The holidays can be a tough time for older veterans, especially those far away from family. But local military and civilian groups come together each year to make sure they know they’re not forgotten.
At the Idaho State Veterans Home in Boise, there was the rip of wrapping paper at the annual Camouflage Christmas, a celebration for the residents of the home. The home’s administrator, Rick Holloway, says the more than 100 residents represent the arc of American military history.
“We do have still about 30 WWII veterans in the facility right now, about 32 Korean War veterans, a few residents from Gulf War, but really Vietnam Veterans taking up most of our population right now,” he said.
Each resident of the veterans home received a big package of shirts, socks and warm clothes donated through the military and Treasure Valley groups. Troops representing all branches of the military were on hand to deliver the holiday bundles and help open presents.
Navy veteran J.R. Wright is hard to miss in his flag-adorned wheelchair and he seems to know everyone in the room.

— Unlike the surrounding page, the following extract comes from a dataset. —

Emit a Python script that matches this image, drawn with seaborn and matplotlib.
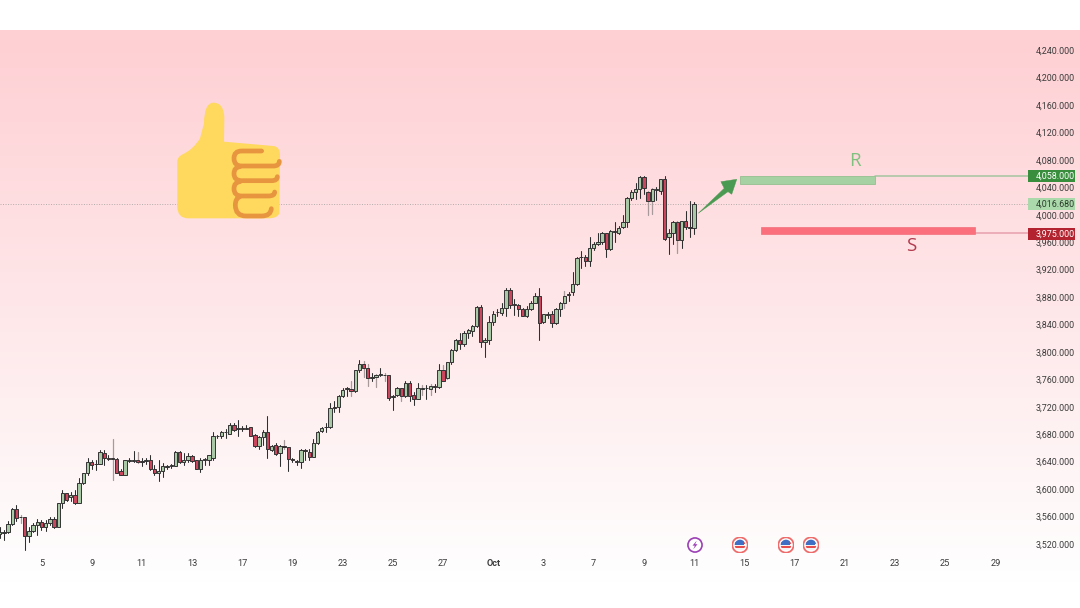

“Well, it just means to me that I’m not alone,” he said. “My wife is gone – she’s been gone for 10 or 12 years – and it started out to be a lonesome time but this place has helped me along a lot.”
Idaho Air National Guard Chief Master Sgt. Steve Kober was handing out gifts for his fourth Camouflage Christmas.
“It’s just a great honor to show respect to all the guys that have served in the military prior to us,” he said.
As you think about ways to give during the holidays, veterans advocates ask you to keep those who served in mind.